I was sick last week. Yes, the pukey kind. Which is the worst kind. That's what I get for holding and snuggling the girls right after they barf. I can't help it. But every time I am sick there is this one particular friend who always comes through for me. She does happen to live within 5 minutes of me, which helps, but she ALWAYS brings me soup, sprite, whatever. I have faith that she will come through for me . I have many friends that I know I can trust and put faith into for many things in my life.

Yet, recently I have discovered that my instincts and heart can fail me. People fail me. I found that I too often trust people. I get close and then get disappointed, even badly hurt. This can happen with friends, family, and even my spouse.

I have recently taken a little too much interest in the political battle. One fight in particular pulls at my heart strings. Those of you who know my love for babies, can guess what issue. But both sides of this election disappoint, and lead us in the wrong direction. Neither are an answer to prayer for our nations gigantic problems, in my opinion. So I'm trying not to put a bunch of faith into a president. Whomever he may be.

And also a recent story in the news. Jessica Ridgeway. How sad. How so so sad. Humankind failed her, breaks my heart. How can this happen! How can a human being do such a thing?? Making it impossible for any parent to have any comfort and peace.

A friend of mine has a stepson who is rebelling, bad. Wreaking havoc on his home full of little ones and parents who love him. He doesn't even know the things that he is doing.

Intentionally or not, people hurt people. People disappoint me.
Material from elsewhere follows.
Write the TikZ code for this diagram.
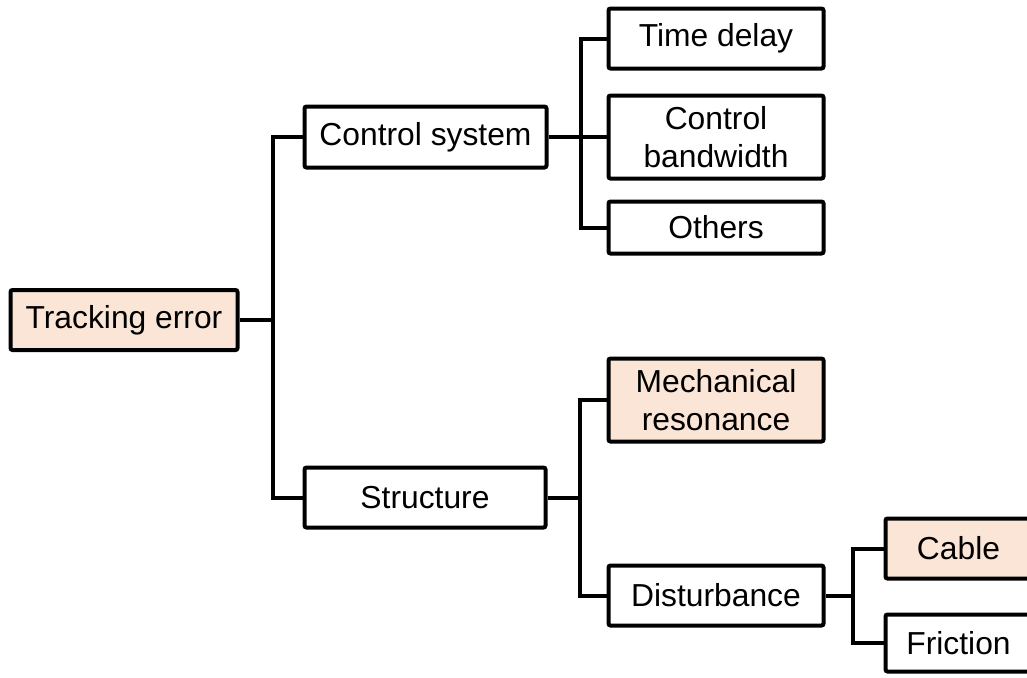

My family will, my friends, and even my dashingly handsome almost perfect husband.

Bottom line we are all human. We all have faults, we will all disappoint. We all fall short.

I don't know about you, but everything around me in this world is terrifying. The things people are capable of are shocking. But I have to love people, but put my faith in God, or my heart will be broken every time! Last night I felt as though I was carrying the weight of so many people's problems. Then I read this:

Jeremiah 17:5-10
This is what the Lord says:
"Cursed is the one who trusts in man,
who draws strength from mere flesh
and whose heart turns away from the Lord. That person will be like a bush in the wastelands; they will not see prosperity when it comes. They will dwell in the parched places of the desert, in a salt land where no one lives. "But blessed is the one who trusts in the Lord, whose confidence is in him. They will be like a tree planted by the water that sends out its roots by the stream. It does not fear when heat comes; its leaves are always green. It has no worries in a year of drought and never fails to bear fruit. The heart is deceitful above all things and beyond cure. Who can understand it? I the Lord search the heart and examine the mind, to reward each person according to their conduct, according to what their deeds deserve."